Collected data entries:
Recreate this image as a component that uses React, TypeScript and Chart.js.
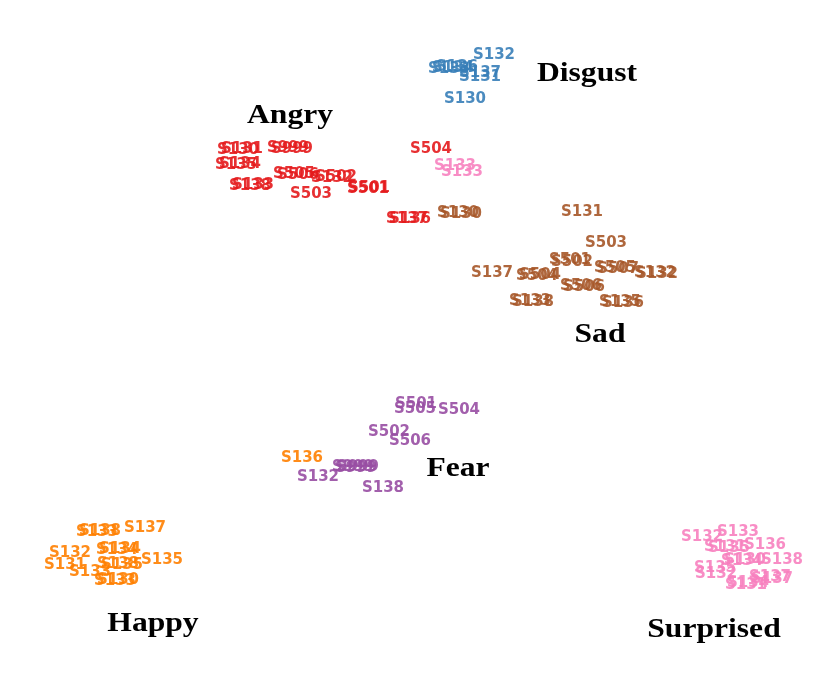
import React, { useEffect, useRef } from "react";
import { Chart, registerables } from "chart.js";

Chart.register(...registerables);

// Embedding coordinates (t-SNE style units) and sample names per emotion
const disgustNames = ["S132", "S131", "S137", "S134", "S133", "S136", "S130"];
const disgustX = [7.6, 6.2, 6.2, 3.5, 3.1, 3.9, 4.7];
const disgustY = [28.6, 26.4, 26.8, 27.3, 27.2, 27.4, 24.2];

const angryNames = ["S130", "S131", "S999", "S999", "S134", "S135", "S506", "S505", "S502", "S132", "S133", "S138", "S503", "S501", "S501", "S504", "S136", "S137"];
const angryX = [-18.0, -17.6, -13.0, -12.6, -17.8, -18.2, -12.0, -12.4, -8.2, -8.6, -16.5, -16.8, -10.7, -5.0, -4.9, 1.3, -0.8, -1.1];
const angryY = [19.1, 19.2, 19.3, 19.2, 17.7, 17.6, 16.6, 16.7, 16.4, 16.3, 15.6, 15.5, 14.7, 15.2, 15.3, 19.2, 12.2, 12.2];

const sadNames = ["S130", "S130", "S131", "S503", "S501", "S502", "S505", "S507", "S132", "S132", "S137", "S504", "S504", "S506", "S506", "S138", "S133", "S136", "S135"];
const sadX = [4.3, 4.0, 16.4, 18.8, 15.2, 15.4, 19.7, 20.0, 23.7, 23.9, 7.4, 12.2, 11.9, 16.3, 16.6, 11.5, 11.2, 20.5, 20.2];
const sadY = [12.7, 12.8, 12.9, 9.8, 8.1, 7.9, 7.3, 7.2, 6.8, 6.7, 6.8, 6.6, 6.5, 5.5, 5.4, 3.9, 4.0, 3.8, 3.9];

const fearNames = ["S501", "S505", "S504", "S502", "S506", "S132", "S999", "S999", "S999", "S138"];
const fearX = [-0.2, -0.3, 4.1, -2.9, -0.8, -10.0, -6.5, -6.2, -6.0, -3.5];
const fearY = [-6.3, -6.8, -6.9, -9.1, -10.0, -13.6, -12.6, -12.7, -12.6, -14.7];

const happyNames = ["S136", "S133", "S138", "S137", "S134", "S134", "S132", "S131", "S135", "S135", "S138", "S133", "S130", "S133"];
const happyX = [-11.6, -32.1, -31.8, -27.3, -30.1, -29.8, -34.8, -35.3, -25.6, -29.6, -30.0, -32.8, -30.0, -30.3];
const happyY = [-11.7, -19.1, -19.0, -18.7, -20.9, -20.8, -21.2, -22.4, -21.9, -22.4, -22.3, -23.1, -23.9, -24.0];

const surprisedNames = ["S133", "S133", "S132", "S133", "S131", "S135", "S136", "S130", "S134", "S138", "S135", "S132", "S137", "S137", "S131", "S134"];
const surprisedX = [3.7, 4.4, 28.4, 32.0, 30.7, 31.1, 34.7, 32.7, 32.4, 36.4, 29.7, 29.8, 35.2, 35.4, 32.8, 33.0];
const surprisedY = [17.5, 16.9, -19.6, -19.1, -20.6, -20.7, -20.4, -21.9, -22.0, -21.9, -22.7, -23.3, -23.6, -23.8, -24.4, -24.2];

const clusterNames = ["Disgust", "Angry", "Sad", "Fear", "Happy", "Surprised"];
const clusterX = [16.9, -12.8, 18.2, 4.0, -26.5, 29.6];
const clusterY = [26.7, 22.5, 0.6, -12.8, -28.3, -28.9];

const groups = [
  { names: angryNames, xs: angryX, ys: angryY, color: "rgba(228,26,28,0.9)" },
  { names: disgustNames, xs: disgustX, ys: disgustY, color: "rgba(55,126,184,0.9)" },
  { names: sadNames, xs: sadX, ys: sadY, color: "rgba(166,86,40,0.9)" },
  { names: fearNames, xs: fearX, ys: fearY, color: "rgba(152,78,163,0.9)" },
  { names: happyNames, xs: happyX, ys: happyY, color: "rgba(255,127,0,0.9)" },
  { names: surprisedNames, xs: surprisedX, ys: surprisedY, color: "rgba(247,129,191,0.9)" },
];

const textPlugin = {
  id: "textLabels",
  afterDatasetsDraw(chart: any) {
    const ctx = chart.ctx;
    chart.data.datasets.forEach((ds: any, i: number) => {
      const meta = chart.getDatasetMeta(i);
      meta.data.forEach((el: any, j: number) => {
        ctx.save();
        ctx.textAlign = "center";
        ctx.textBaseline = "middle";
        ctx.font = ds.labelFont;
        ctx.fillStyle = ds.labelColor;
        ctx.translate(el.x, el.y);
        ctx.scale(ds.stretchX || 1, 1);
        ctx.fillText(ds.names[j], 0, 0);
        ctx.restore();
      });
    });
  },
};

export default function App() {
  const ref = useRef<HTMLCanvasElement | null>(null);
  useEffect(() => {
    if (!ref.current) return;
    const datasets: any[] = groups.map((g) => ({
      data: g.xs.map((x, i) => ({ x, y: g.ys[i] })),
      names: g.names,
      labelColor: g.color,
      labelFont: "bold 15px 'DejaVu Sans'",
      stretchX: 1,
      pointRadius: 0,
      pointHoverRadius: 0,
    }));
    datasets.push({
      data: clusterX.map((x, i) => ({ x, y: clusterY[i] })),
      names: clusterNames,
      labelColor: "#000000",
      labelFont: "bold 27px 'Liberation Serif'",
      stretchX: 1.17,
      pointRadius: 0,
      pointHoverRadius: 0,
    });
    const chart = new Chart(ref.current, {
      type: "scatter",
      data: { datasets },
      options: {
        animation: false,
        responsive: false,
        maintainAspectRatio: false,
        layout: { padding: 0 },
        plugins: { legend: { display: false }, tooltip: { enabled: false } },
        scales: {
          x: { type: "linear", min: -41.8, max: 41.8, display: false },
          y: { type: "linear", min: -34.1, max: 34.1, display: false },
        },
        events: [],
      },
      plugins: [textPlugin],
    });
    return () => chart.destroy();
  }, []);
  return (
    <div style={{ position: "absolute", left: 0, top: 0, width: 836, height: 682, background: "#fff" }}>
      <canvas ref={ref} width={836} height={682} style={{ display: "block" }} />
    </div>
  );
}
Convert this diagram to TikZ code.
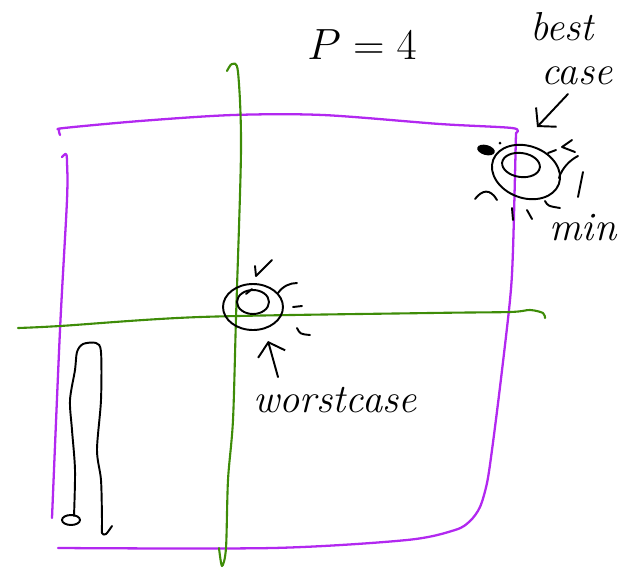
\documentclass[tikz,border=0pt]{standalone}
\usetikzlibrary{arrows.meta}
\definecolor{penpurple}{RGB}{178,40,240}
\definecolor{pengreen}{RGB}{62,140,8}
\begin{document}
\begin{tikzpicture}[x=0.02cm, y=-0.02cm, line cap=round, line join=round,
	purpleline/.style={draw=penpurple, line width=1.3pt},
	greenline/.style={draw=pengreen, line width=1.2pt},
	ink/.style={draw=black, line width=1.1pt},
	barb/.style={ink, -{Straight Barb[length=7pt, width=16pt]}},
	hand/.style={font=\fontsize{23}{27}\selectfont\itshape, inner sep=0pt}]
	\useasboundingbox (0,0) rectangle (623,569);
	% Box and axes:
	\draw[purpleline] plot[smooth, tension=0.5] coordinates {(60,135) (59,130) (64,128) (140,121) (233,115) (323,115) (440,124) (512,128) (516,133)};
	\draw[purpleline] plot[smooth, tension=0.5] coordinates {(516,133) (513,250) (510,300) (500,387) (492,450) (487,483) (480,507) (470,521) (455,530) (407,540) (273,548) (58,548)};
	\draw[purpleline] plot[smooth, tension=0.5] coordinates {(62,157) (66,154) (67,162) (67,200) (60,330) (52,518)};
	\draw[greenline] plot[smooth, tension=0.5] coordinates {(227,71) (232,64) (238,72) (241,150) (236,318) (233,420) (228,480) (226,548) (222,566) (219,548)};
	\draw[greenline] plot[smooth, tension=0.5] coordinates {(18,328) (60,326) (200,317) (430,313) (510,312) (530,310) (543,313) (545,318)};
	% Worst case:
	\draw[ink] (253,307) ellipse [x radius=30, y radius=23];
	\draw[ink] (253,302) ellipse [x radius=16, y radius=12];
	\draw[ink] (246,294) -- (252,289);
	\draw[ink] (255,266) -- (256,276) -- (272,260);
	\draw[ink] (278,293) .. controls (283,286) and (290,283) .. (297,283);
	\draw[ink] (293,307) -- (302,306);
	\draw[ink] (297,328) .. controls (300,334) .. (310,335);
	\coordinate (worsttail) at (278,377);
	\coordinate (worsttip) at (268,341);
	\draw[barb] (worsttail) -- (worsttip);
	\node[hand] (worst) at (335,400) {worstcase};
	% Best case:
	\draw[ink, rotate around={-20:(526,172)}] (526,172) ellipse [x radius=35, y radius=26];
	\draw[ink, rotate around={-8:(521,165)}] (521,165) ellipse [x radius=19, y radius=12];
	\fill[rotate around={-15:(486,150)}] (486,150) ellipse [x radius=9, y radius=5];
	\fill (500,143) circle [radius=1.5];
	\draw[ink] (548,153) -- (556,150);
	\draw[ink] (572,140) -- (562,147) -- (575,152);
	\draw[ink] (559,178) .. controls (562,168) and (570,160) .. (578,156);
	\draw[ink] (583,172) -- (578,197);
	\draw[ink] (545,201) .. controls (548,206) .. (560,208);
	\draw[ink] (475,199) .. controls (482,190) and (490,188) .. (497,200);
	\draw[ink] (512,208) -- (513,220);
	\draw[ink] (527,210) -- (532,219);
	\coordinate (besttail) at (568,94);
	\coordinate (besttip) at (537,127);
	\draw[barb] (besttail) -- (besttip);
	\node[hand] (best) at (562,27) {best};
	\node[hand] (case) at (577,76) {case};
	\node[hand] (min) at (583,228) {min};
	% Title:
	\node[hand, font=\fontsize{26}{30}\selectfont] (title) at (362,45) {$P = 4$};
	% Squiggle:
	\draw[ink] (71,520) ellipse [x radius=9, y radius=5];
	\draw[ink] plot[smooth, tension=0.5] coordinates {(74,516) (75,470) (72,430) (70,400) (75,370) (77,352) (83,344) (96,343) (101,352) (101,400) (97,450) (101,480) (102,520) (102,533) (106,534) (112,526)};
\end{tikzpicture}
\end{document}
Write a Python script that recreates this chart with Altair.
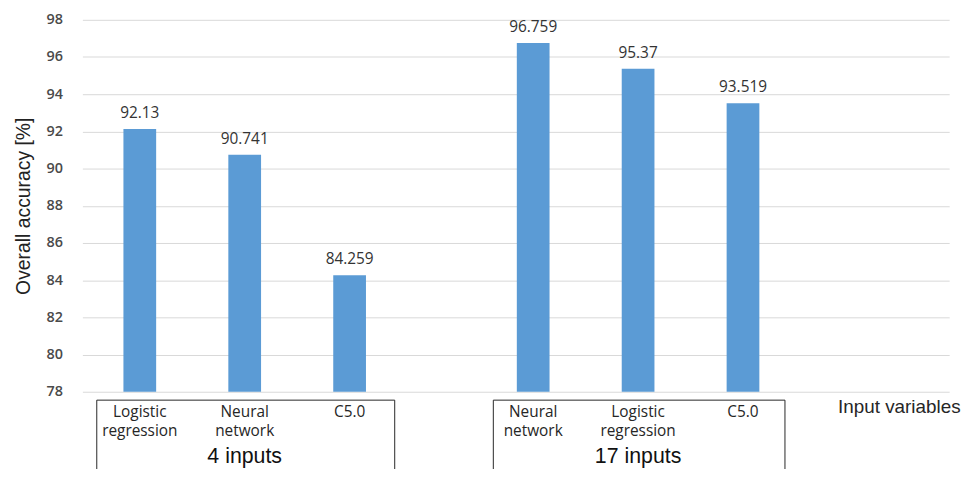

**EXERCISE DESCRIPTION**
Please quote the lines of the material, beginning with the first and ending with the one that contains "19.2, 12.2, 12.2];", exactly as written and without any pictures.

**WRITTEN REPLY**
Recreate this image as a component that uses React, TypeScript and Chart.js.
import React, { useEffect, useRef } from "react";
import { Chart, registerables } from "chart.js";

Chart.register(...registerables);

// Embedding coordinates (t-SNE style units) and sample names per emotion
const disgustNames = ["S132", "S131", "S137", "S134", "S133", "S136", "S130"];
const disgustX = [7.6, 6.2, 6.2, 3.5, 3.1, 3.9, 4.7];
const disgustY = [28.6, 26.4, 26.8, 27.3, 27.2, 27.4, 24.2];

const angryNames = ["S130", "S131", "S999", "S999", "S134", "S135", "S506", "S505", "S502", "S132", "S133", "S138", "S503", "S501", "S501", "S504", "S136", "S137"];
const angryX = [-18.0, -17.6, -13.0, -12.6, -17.8, -18.2, -12.0, -12.4, -8.2, -8.6, -16.5, -16.8, -10.7, -5.0, -4.9, 1.3, -0.8, -1.1];
const angryY = [19.1, 19.2, 19.3, 19.2, 17.7, 17.6, 16.6, 16.7, 16.4, 16.3, 15.6, 15.5, 14.7, 15.2, 15.3, 19.2, 12.2, 12.2];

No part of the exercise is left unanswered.